Available data:
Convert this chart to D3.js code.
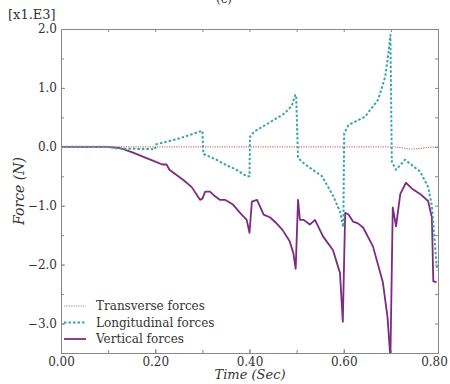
<!DOCTYPE html>
<html lang="en">
<head>
    <meta charset="utf-8">
    <title>Forces</title>
    <script type="text/javascript" src="https://d3js.org/d3.v7.min.js"></script>
    <style>
        body { margin: 0; background: #fff; }
        svg text { font-family: "DejaVu Serif", serif; fill: #333; }
        .axis path, .axis line { stroke: #888; stroke-width: 1; }
        .axis text { font-size: 12px; fill: #333; }
        .legend text { font-size: 12px; }
    </style>
</head>
<body>
<div id="container"></div>
<script type="text/javascript">
    // data (force in kN)
    const vertT = [0, 0.1, 0.125, 0.153, 0.175, 0.2, 0.215, 0.224, 0.23, 0.259, 0.277, 0.295, 0.3, 0.306, 0.316, 0.327, 0.337,
        0.348, 0.365, 0.38, 0.394, 0.4, 0.405, 0.416, 0.43, 0.444, 0.455, 0.47, 0.485, 0.493, 0.498, 0.503, 0.507, 0.515,
        0.528, 0.539, 0.556, 0.577, 0.592, 0.598, 0.603, 0.61, 0.62, 0.63, 0.641, 0.662, 0.683, 0.693, 0.699, 0.704,
        0.711, 0.72, 0.732, 0.745, 0.762, 0.779, 0.787, 0.79, 0.797];
    const vertV = [0, 0, -0.02, -0.1, -0.17, -0.25, -0.3, -0.3, -0.39, -0.56, -0.68, -0.9, -0.88, -0.76, -0.76, -0.84, -0.9,
        -0.9, -0.98, -1.12, -1.24, -1.46, -0.93, -0.9, -1.15, -1.2, -1.28, -1.41, -1.6, -1.8, -2.07, -0.9, -1.24, -1.24,
        -1.32, -1.24, -1.52, -1.75, -2.14, -2.97, -1.12, -1.15, -1.27, -1.3, -1.37, -1.69, -2.3, -2.9, -3.6, -1.03,
        -1.35, -0.8, -0.61, -0.71, -0.8, -0.92, -1.2, -2.28, -2.3];

    const longT = [0, 0.1, 0.12, 0.2, 0.201, 0.25, 0.295, 0.3, 0.302, 0.33, 0.348, 0.37, 0.394, 0.4, 0.401, 0.41, 0.44,
        0.475, 0.49, 0.497, 0.499, 0.503, 0.518, 0.554, 0.578, 0.592, 0.599, 0.601, 0.61, 0.645, 0.673, 0.688, 0.695,
        0.699, 0.702, 0.711, 0.73, 0.762, 0.779, 0.787, 0.793, 0.798];
    const longV = [0, 0, -0.03, -0.04, 0.04, 0.14, 0.26, 0.27, -0.12, -0.22, -0.3, -0.38, -0.5, -0.5, 0.17, 0.26, 0.4,
        0.57, 0.7, 0.88, 0.88, -0.19, -0.3, -0.5, -0.84, -1.1, -1.36, 0.23, 0.37, 0.51, 0.8, 1.19, 1.6,
        1.9, -0.25, -0.39, -0.22, -0.42, -0.68, -1.0, -1.6, -2.1];

    const tranT = [0, 0.3, 0.5, 0.7, 0.72, 0.74, 0.76, 0.78, 0.8];
    const tranV = [0, 0, 0, 0, -0.01, -0.04, -0.03, -0.01, 0];

    const xTicks = [0, 0.2, 0.4, 0.6, 0.8];
    const yTicks = [-3, -2, -1, 0, 1, 2];
    const legendNames = ["Transverse forces", "Longitudinal forces", "Vertical forces"];

    const w = 450, h = 384;
    const margin = {top: 29, right: 12, bottom: 31, left: 61};
    const svg = d3.select("#container").append("svg").attr("width", w).attr("height", h);

    const x = d3.scaleLinear().domain([0, 0.8]).range([margin.left, w - margin.right]);
    const y = d3.scaleLinear().domain([-3.5, 2.0]).range([h - margin.bottom, margin.top]);

    svg.append("clipPath").attr("id", "clip").append("rect")
        .attr("x", margin.left).attr("y", margin.top)
        .attr("width", x(0.8) - x(0)).attr("height", y(-3.5) - y(2));

    const series = [
        {t: tranT, v: tranV, color: "#c07a7a", width: 1.2, dash: "1.2,1.2"},
        {t: longT, v: longV, color: "#3aa6a6", width: 2, dash: "2.5,2"},
        {t: vertT, v: vertV, color: "#7d2a82", width: 1.8, dash: null}
    ];

    const line = d3.line().x(d => x(d[0])).y(d => y(d[1]));

    // curves, vertical first so dotted lines stay visible
    [series[2], series[1], series[0]].forEach(function (s) {
        svg.append("path")
            .datum(s.t.map((t, i) => [t, s.v[i]]))
            .attr("clip-path", "url(#clip)")
            .attr("fill", "none")
            .attr("stroke", s.color)
            .attr("stroke-width", s.width)
            .attr("stroke-dasharray", s.dash)
            .attr("stroke-linejoin", "round")
            .attr("d", line);
    });

    // axes, ticks pointing inward
    const xMinor = d3.range(0, 0.81, 0.1);
    const yMinor = d3.range(-3.5, 2.01, 0.5);
    svg.append("g").attr("class", "axis").attr("transform", "translate(0," + y(-3.5) + ")")
        .call(d3.axisBottom(x).tickValues(xMinor).tickSize(-3).tickFormat(""));
    svg.append("g").attr("class", "axis").attr("transform", "translate(0," + y(-3.5) + ")")
        .call(d3.axisBottom(x).tickValues(xTicks).tickSize(-4).tickPadding(4).tickFormat(d3.format(".2f")))
        .call(g => g.select(".domain").remove())
        .call(g => g.selectAll(".tick:last-of-type text").attr("dx", -4));
    svg.append("g").attr("class", "axis").attr("transform", "translate(0," + y(2) + ")")
        .call(d3.axisTop(x).tickValues(xMinor).tickSize(-3).tickFormat(""));
    svg.append("g").attr("class", "axis").attr("transform", "translate(" + x(0) + ",0)")
        .call(d3.axisLeft(y).tickValues(yMinor).tickSize(-3).tickFormat(""));
    svg.append("g").attr("class", "axis").attr("transform", "translate(" + x(0) + ",0)")
        .call(d3.axisLeft(y).tickValues(yTicks).tickSize(-4).tickPadding(4).tickFormat(d3.format(".1f")))
        .call(g => g.select(".domain").remove());
    svg.append("g").attr("class", "axis").attr("transform", "translate(" + x(0.8) + ",0)")
        .call(d3.axisRight(y).tickValues(yMinor).tickSize(-3).tickFormat(""));

    // texts
    svg.append("text").attr("x", 8).attr("y", 19).style("font-size", "13px").text("[x1.E3]");
    svg.append("text").attr("x", 224).attr("y", 3).style("font-size", "12px").attr("text-anchor", "middle").text("(c)");
    svg.append("text")
        .attr("transform", "translate(24," + y(-0.75) + ") rotate(-90)")
        .attr("text-anchor", "middle").style("font-size", "14px").style("font-style", "italic")
        .text("Force (N)");
    svg.append("text").attr("x", 250).attr("y", 379)
        .attr("text-anchor", "middle").style("font-size", "13px").style("font-style", "italic")
        .text("Time (Sec)");

    // legend
    const legend = svg.append("g").attr("class", "legend");
    legendNames.forEach(function (name, i) {
        const s = series[i];
        const ly = 306 + i * 16.5;
        legend.append("line")
            .attr("x1", 64).attr("x2", 86).attr("y1", ly).attr("y2", ly)
            .attr("stroke", s.color).attr("stroke-width", s.width).attr("stroke-dasharray", s.dash);
        legend.append("text").attr("x", 96).attr("y", ly + 4).text(name);
    });
</script>
</body>
</html>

Instructions for the task: Everything from the top line of the data down to and including the line with "-1.35, -0.8, -0.61, -0.71, -0.8, -0.92, -1.2, -2.28, -2.3];" is to be copied, except the pictures.

Result for this task:
Convert this chart to D3.js code.
<!DOCTYPE html>
<html lang="en">
<head>
    <meta charset="utf-8">
    <title>Forces</title>
    <script type="text/javascript" src="https://d3js.org/d3.v7.min.js"></script>
    <style>
        body { margin: 0; background: #fff; }
        svg text { font-family: "DejaVu Serif", serif; fill: #333; }
        .axis path, .axis line { stroke: #888; stroke-width: 1; }
        .axis text { font-size: 12px; fill: #333; }
        .legend text { font-size: 12px; }
    </style>
</head>
<body>
<div id="container"></div>
<script type="text/javascript">
    // data (force in kN)
    const vertT = [0, 0.1, 0.125, 0.153, 0.175, 0.2, 0.215, 0.224, 0.23, 0.259, 0.277, 0.295, 0.3, 0.306, 0.316, 0.327, 0.337,
        0.348, 0.365, 0.38, 0.394, 0.4, 0.405, 0.416, 0.43, 0.444, 0.455, 0.47, 0.485, 0.493, 0.498, 0.503, 0.507, 0.515,
        0.528, 0.539, 0.556, 0.577, 0.592, 0.598, 0.603, 0.61, 0.62, 0.63, 0.641, 0.662, 0.683, 0.693, 0.699, 0.704,
        0.711, 0.72, 0.732, 0.745, 0.762, 0.779, 0.787, 0.79, 0.797];
    const vertV = [0, 0, -0.02, -0.1, -0.17, -0.25, -0.3, -0.3, -0.39, -0.56, -0.68, -0.9, -0.88, -0.76, -0.76, -0.84, -0.9,
        -0.9, -0.98, -1.12, -1.24, -1.46, -0.93, -0.9, -1.15, -1.2, -1.28, -1.41, -1.6, -1.8, -2.07, -0.9, -1.24, -1.24,
        -1.32, -1.24, -1.52, -1.75, -2.14, -2.97, -1.12, -1.15, -1.27, -1.3, -1.37, -1.69, -2.3, -2.9, -3.6, -1.03,
        -1.35, -0.8, -0.61, -0.71, -0.8, -0.92, -1.2, -2.28, -2.3];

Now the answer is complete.